Extreme temperature variations also pose a significant threat to pressure transducers. Despite being designed to function independently of non-pressure variables, transducers are still affected by temperature changes due to their composition of various materials. A preemptive strategy in transducer selection can help mitigate this risk. If you anticipate using a transducer in high-temperature conditions, opt for high-temperature pressure transducers to ensure optimal performance.

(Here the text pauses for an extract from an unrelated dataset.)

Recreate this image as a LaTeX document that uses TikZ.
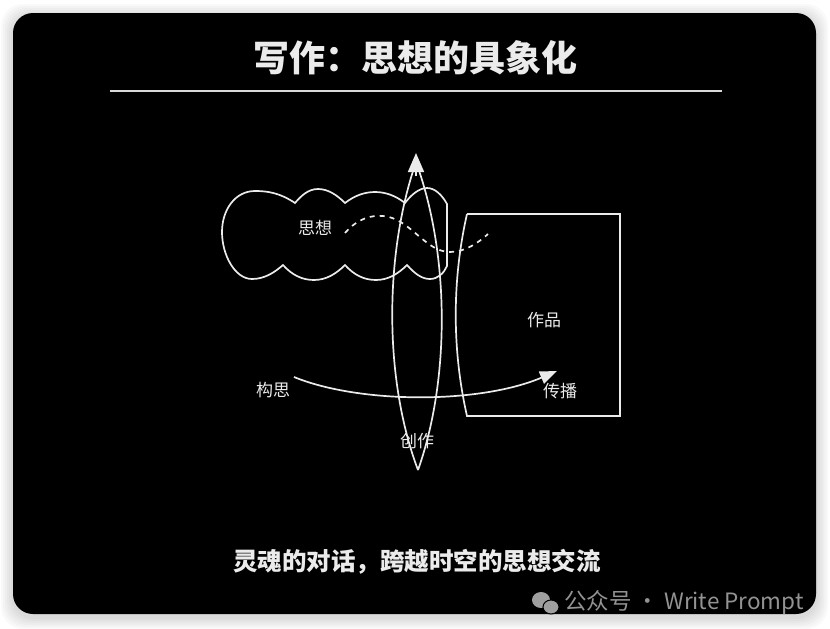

Considerations for Pressure Transducer Supplier Selection

When choosing a pressure transducer supplier, there are some key considerations to keep in mind. Look for a supplier with a broad range of experience and a diverse product selection. In the case of transducers, partnering with a supplier who has extensive experience in your specific application or niche can be particularly beneficial, as it may reduce the need for extensive product testing on your part.

Additionally, it’s important to familiarize yourself with industry-specific terminology to ensure you ask the right questions when evaluating potential suppliers. The terminology and publishing standards in the transducer field are not always clearly defined. For instance, standards for resolution (the smallest pressure change a transducer can detect) can vary significantly among manufacturers. Some may publish maximum resolution values, while others provide average resolution values. By asking focused questions about these topics, you can assess a supplier’s expertise and their commitment to customer service, helping you make an informed decision.